For the next songs Cool about It and Souvenir, Baker took the lead with her acoustic guitar and gentle lullabies–greatly juxtaposing her tattooed rockstar look. Dacus comes in occasionally to guide the song along with her simple, gentler vocals. These songs carry more of a somber energy, and boygenius did an astounding job at transmuting this to the audience. People rocked along slowly in comparison to the jumps and leaps that were induced by the first few songs. These slower songs are more reflective of boygenius’ entire discography, yet it makes sense to slowly ease into them with more of an upbeat start and then transition out of them for a higher energy ending with Not Strong Enough.
boygenius did an incredible job at using their guitars throughout – I was thoroughly impressed by the complexity of their riffs and how fresh they sounded for every track. Their performance was not only cohesive and united, but they were also personable to the audience. Towards the end, the large screen began to pan on fans, where some teared up at seeing themselves on the plasma in front of their idols.

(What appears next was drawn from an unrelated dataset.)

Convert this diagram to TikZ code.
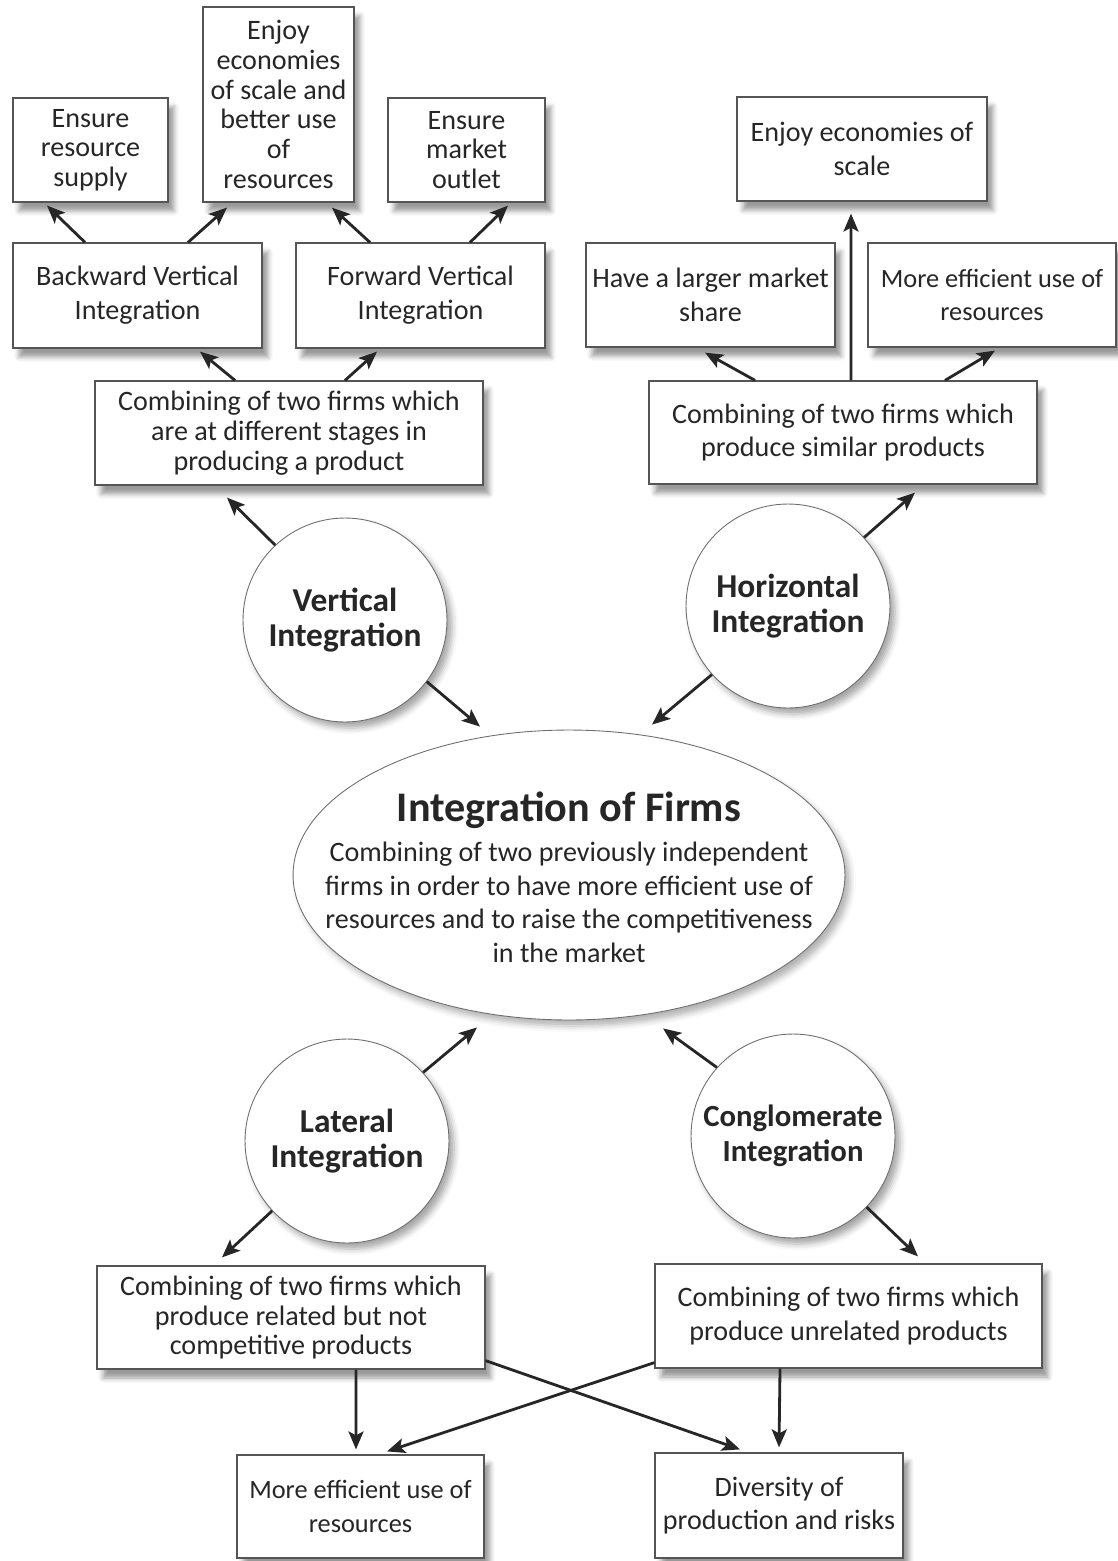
\documentclass[tikz,border=0pt]{standalone}
\usepackage{fontspec}
\setmainfont{Carlito}
\usetikzlibrary{arrows.meta,shapes.geometric,shadows.blur}
\definecolor{inkgray}{HTML}{262626}
\definecolor{framegray}{HTML}{555555}

\begin{document}
\begin{tikzpicture}[
		x=0.02cm, y=-0.02cm,
		box/.style={rectangle, draw=framegray, line width=0.7pt, fill=white, text=inkgray, align=center, inner sep=0pt,
			font=\fontsize{16}{19.2}\selectfont,
			blur shadow={shadow xshift=0.12cm, shadow yshift=-0.18cm, shadow blur radius=0.1cm, shadow opacity=40}},
		dense/.style={font=\fontsize{16}{16.9}\selectfont},
		narrow/.style={font=\fontsize{15}{19.2}\selectfont},
		hub/.style={circle, draw=framegray!85, line width=0.5pt, fill=white, text=inkgray, align=center, inner sep=0pt,
			minimum size=4.08cm, font=\fontsize{19}{20}\selectfont\bfseries,
			blur shadow={shadow xshift=0.1cm, shadow yshift=-0.12cm, shadow blur radius=0.12cm, shadow opacity=35}},
		arr/.style={draw=inkgray, line width=1.6pt, -{Stealth[length=0.36cm, width=0.3cm, inset=0.08cm]}}
	]
  \useasboundingbox (0,0) rectangle (1117,1561);
  % vertical side
  \node (r_supply) [box, dense, minimum width=3.1cm, minimum height=2.08cm] at (90.5,150) {Ensure\\resource\\supply};
  \node (e_scale) [box, dense, minimum width=3.02cm, minimum height=3.9cm] at (278.5,104.5) {Enjoy\\economies\\of scale and\\better use\\of\\resources};
  \node (m_outlet) [box, dense, minimum width=3.14cm, minimum height=2.08cm] at (466.5,150) {Ensure\\market\\outlet};
  \node (b_vert) [box, minimum width=4.98cm, minimum height=2.1cm] at (137.5,295.5) {Backward Vertical\\Integration};
  \node (f_vert) [box, minimum width=4.98cm, minimum height=2.1cm] at (420.5,295.5) {Forward Vertical\\Integration};
  \node (v_def) [box, dense, minimum width=7.76cm, minimum height=2.08cm] at (289,433) {Combining of two firms which\\are at different stages in\\producing a product};
  % horizontal side
  \node (h_scale) [box, minimum width=5cm, minimum height=2.08cm] at (862,149) {Enjoy economies of\\scale};
  \node (h_share) [box, minimum width=4.98cm, minimum height=2.08cm] at (710.5,295) {Have a larger market\\share};
  \node (h_eff) [box, narrow, minimum width=4.96cm, minimum height=2.08cm] at (992,295) {More efficient use of\\resources};
  \node (h_def) [box, minimum width=7.76cm, minimum height=2.06cm] at (843,432.5) {Combining of two firms which\\produce similar products};
  % centre
  \node (v_int) [hub] at (345,620) {Vertical\\Integration};
  \node (h_int) [hub] at (788,606) {Horizontal\\Integration};
  \node (firms) [ellipse, draw=framegray!85, line width=0.5pt, fill=white, inner sep=0pt, minimum width=11.04cm, minimum height=5.8cm,
    blur shadow={shadow xshift=0.1cm, shadow yshift=-0.12cm, shadow blur radius=0.12cm, shadow opacity=30}] at (569,875) {};
  \node (firms_label) [draw=none, align=center, text=inkgray, font=\fontsize{16}{19}\selectfont] at (569,877)
    {{\fontsize{24}{26}\selectfont\bfseries Integration of Firms}\\[4pt]
     Combining of two previously independent\\firms in order to have more efficient use of\\resources and to raise the competitiveness\\in the market};
  \node (l_int) [hub] at (347,1141) {Lateral\\Integration};
  \node (c_int) [hub, font=\fontsize{17.5}{20}\selectfont\bfseries] at (793,1136) {Conglomerate\\Integration};
  % lateral and conglomerate side
  \node (l_def) [box, dense, minimum width=7.76cm, minimum height=2.06cm] at (291,1317.5) {Combining of two firms which\\produce related but not\\competitive products};
  \node (c_def) [box, minimum width=7.74cm, minimum height=2.08cm] at (848.5,1316) {Combining of two firms which\\produce unrelated products};
  \node (l_eff) [box, narrow, minimum width=4.94cm, minimum height=2.06cm] at (360.5,1506.5) {More efficient use of\\resources};
  \node (c_div) [box, minimum width=4.96cm, minimum height=2.1cm] at (779,1505.5) {Diversity of\\production and risks};
  % arrows
  \draw ([xshift=-1.05cm]b_vert.north) edge[arr] ([xshift=-0.87cm,yshift=-0.06cm]r_supply.south);
  \draw ([xshift=1.01cm]b_vert.north) edge[arr] ([xshift=-1.03cm,yshift=-0.1cm]e_scale.south);
  \draw ([xshift=-1.01cm]f_vert.north) edge[arr] ([xshift=1.07cm,yshift=-0.1cm]e_scale.south);
  \draw ([xshift=0.99cm]f_vert.north) edge[arr] ([xshift=0.83cm,yshift=-0.06cm]m_outlet.south);
  \draw ([xshift=-1.08cm]v_def.north) edge[arr] ([xshift=1.25cm,yshift=-0.06cm]b_vert.south);
  \draw ([xshift=1.12cm]v_def.north) edge[arr] ([xshift=-0.87cm,yshift=-0.06cm]f_vert.south);
  \draw (v_int.133) edge[arr] ([xshift=-1.24cm,yshift=-0.24cm]v_def.south);
  \draw (v_int.-37) edge[arr] ([xshift=-1.78cm,yshift=0.06cm]firms.north);
  \draw (h_int.-138) edge[arr] ([xshift=1.66cm,yshift=0.1cm]firms.north);
  \draw (h_int.42) edge[arr] ([xshift=1.44cm,yshift=-0.16cm]h_def.south);
  \draw ([xshift=0.16cm]h_def.north) edge[arr] ([xshift=-0.22cm,yshift=-0.24cm]h_scale.south);
  \draw ([xshift=-1.76cm]h_def.north) edge[arr] ([xshift=-0.11cm,yshift=-0.1cm]h_share.south);
  \draw ([xshift=2.04cm]h_def.north) edge[arr] ([xshift=0.06cm,yshift=-0.06cm]h_eff.south);
  \draw (l_int.42) edge[arr] ([xshift=-1.84cm,yshift=-0.14cm]firms.south);
  \draw (c_int.138) edge[arr] ([xshift=1.88cm,yshift=-0.16cm]firms.south);
  \draw (l_int.-137) edge[arr] ([xshift=-1.38cm,yshift=0.16cm]l_def.north);
  \draw (c_int.-44) edge[arr] ([xshift=1.39cm,yshift=0.14cm]c_def.north);
  \draw ([xshift=1.3cm]l_def.south) edge[arr] ([xshift=-0.09cm,yshift=0.1cm]l_eff.north);
  \draw ([xshift=-1.37cm]c_def.south) edge[arr] ([yshift=0.1cm]c_div.north);
  \draw ([yshift=0.18cm]l_def.south east) edge[arr] ([xshift=-0.78cm,yshift=0.06cm]c_div.north);
  \draw ([yshift=0.12cm]c_def.south west) edge[arr] ([xshift=0.53cm,yshift=0.06cm]l_eff.north);
\end{tikzpicture}
\end{document}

The atmosphere was incredibly electric, with the audience matching the energy of the performers to their fullest capacity.
Overall, the second day of re:SET provided an extremely gratifying lineup, especially for the immensely overlapping fan bases of Clairo and boygenius. The openers did an incredibly sophisticated job of getting the audience prepared for the main acts, and there was an air of satisfaction towards the closing moments of the concert. The event was both well organized and peaceful, with some even setting up picnics and celebrating an evening of great music with their loved ones. It was the perfect way to spend a sunny Saturday in the beautifully peaceful Pasadena–re:SET made sure of it.